Ziggurat Dig Examples Dig: The yellow piece at b6 can Dig to any adjacent square except c5 and c6, because they are on a higher level of the ziggurat. Blue Digs from b2 to b3, skipping most of Level 2. Red Digs from h5 to h6, getting out from the bottom of a stack. Green Digs from f2 to g3, cutting the corner and also getting past the normally blocking stack on g2.
Ziggurat Leap and Swap Examples Leap and Swap: Yellow has 3 choices for Leaping: from Start (a9) to a4, being stopped by the piece on a3; from a3 to a1, stopping at the corner; and from d6 to the Goal at d5 -- this last choice wouldn't be possible if the Goal were already occupied. Blue Swaps its piece at e1 with the Green piece at d2, lifting himself up a level while lowering Green a level. Red could Swap with Blue's piece, g2<->f2, skipping most of the second level; or he could Swap with Green's piece, g7<->g6, making Green have to go around Level 2 another time. Green Swaps within the stack at d8, putting itself on the top and the top piece on the bottom; the middle piece is unaffected.
Ziggurat Tip Examples Tip: Green's piece at the Goal (e5) Tips Yellow's piece at d6, moving it to c7 and down a level. Yellow's piece on e2 Tips the stack that it's in forward -- note that there are 4 other directions it could have Tipped. The bottom piece of the stack (Yellow) ends up on f2, stacking on the Red piece there, and the top of the stack ends at g2, at the start of Level 2 again.
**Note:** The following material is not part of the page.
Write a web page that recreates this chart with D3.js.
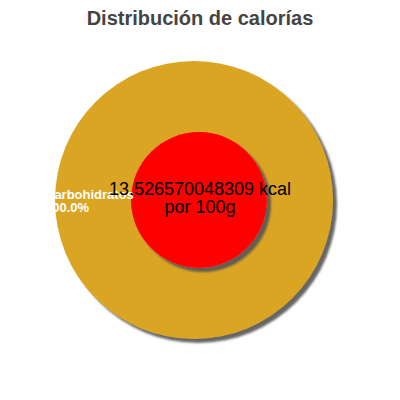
<!DOCTYPE html>
<html><head><meta charset="utf-8">
<script src="https://cdn.jsdelivr.net/npm/d3@7"></script>
<style>html,body{margin:0;padding:0;background:#fff;}svg{display:block;}</style>
</head><body>
<svg id="c" width="400" height="400"></svg>
<script>
const categories = ["Carbohidratos"];
const values = [13.526570048309];
const colors = ["#DAA520"];
const title = "Distribución de calorías";
const totalLabel = "13.526570048309 kcal";
const unitLabel = "por 100g";

const svg = d3.select("#c");
const defs = svg.append("defs");
const f = defs.append("filter").attr("id","sh").attr("x","-20%").attr("y","-20%").attr("width","140%").attr("height","140%");
f.append("feDropShadow").attr("dx",4).attr("dy",4).attr("stdDeviation",1).attr("flood-color","#555").attr("flood-opacity",0.9);

svg.append("text").attr("x",200).attr("y",25).attr("text-anchor","middle")
  .attr("font-family","Liberation Sans, Arial, sans-serif").attr("font-weight","bold")
  .attr("font-size",20).attr("fill","#444").text(title);

const total = d3.sum(values);
const pie = d3.pie().sort(null)(values);
const arc = d3.arc().innerRadius(0).outerRadius(139);
const g = svg.append("g").attr("transform","translate(194,200)");
g.selectAll("path").data(pie).join("path").attr("d",arc)
  .attr("fill",(d,i)=>colors[i]).attr("filter","url(#sh)");

svg.append("circle").attr("cx",199).attr("cy",200).attr("r",68)
  .attr("fill","red").attr("filter","url(#sh)");

const lab = svg.append("text").attr("font-family","Liberation Sans, Arial, sans-serif")
  .attr("font-weight","bold").attr("font-size",13).attr("fill","#fff");
categories.forEach((c,i)=>{
  lab.append("tspan").attr("x",45).attr("y",199).text(c);
  lab.append("tspan").attr("x",45).attr("y",212).text((values[i]/total*100).toFixed(1)+"%");
});

const ct = svg.append("text").attr("text-anchor","middle")
  .attr("font-family","Liberation Sans, Arial, sans-serif").attr("font-size",18).attr("fill","#000");
ct.append("tspan").attr("x",200).attr("y",195).text(totalLabel);
ct.append("tspan").attr("x",200).attr("y",213).text(unitLabel);
</script>
</body></html>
Blue Tips his two pieces off his Start, sending them to a1 and b1. This is the only case where you can Tip uphill, so the piece on b3 cannot Tip itself since singletons only Tip themselves in the forward direction. Red's piece on h5 could Tip itself forward a square to h6, but instead it Tips the stack on g6. Even though g6 is higher up than h5, this is legal Tipping because the first square tipped to, f7, is on the same level as g6. So the yellow piece on the bottom goes to f7, the green piece in the middle goes to e8, and finally the green piece on top goes off the board and is placed on Green's Start.

Variations

3 Players

Omit one of the colors in the setup. Choose your seating by any means you wish.

2 Players

Omit two of the colors in the setup, and have the 2 colors used start at opposite corners.

Or, use all 4 colors, and have each player control two colors at opposite corners; the first player to get all the pieces of either one of their colors to its Goal Station wins.

Partnerships

Play with two 2-player teams, with partners sitting opposite each other. The team which has all of its players' pieces on their Goal Stations wins the game.

When the first player in a team gets all their pieces on the Goal, they need only roll the Action die for their turn; if there is no opposing piece next to the Goal that they might want to Tip, they can pass their turn entirely.

Queen Ziggurat

Add the unused large pyramid, called the Queen, to your medium pyramids (or Drones) and use these additional rules:

  • The Queen starts on the Goal Station stacked with the 3 Drones. The owner may stack them in any position the owner desires, but that order cannot be changed without a Swap action.
  • Each space moved by the Queen takes 2 movement points from the movement die. Therefore, it cannot be moved with a 1 unless an Aim or Hop is rolled with it.
  • Queens block Drones as if they were stacks. Also like stacks, they may be Hopped over.
  • Queens are not blocked by stacks or other Queens, but must move over them and may stop atop them.
  • Queens may move if Drones of any color are stacked on them, carrying the Drones with them. They still may not Leap with Drones on them, nor Swap or Tip neighbors, and Queens may not move if other Queens are above them.
  • Queens Aim, Dig, Hop, Leap, Swap and Tip just like Drones. Queens and Drones may Tip each other and Swap with each other.
  • All 4 pieces must be at the goal to win.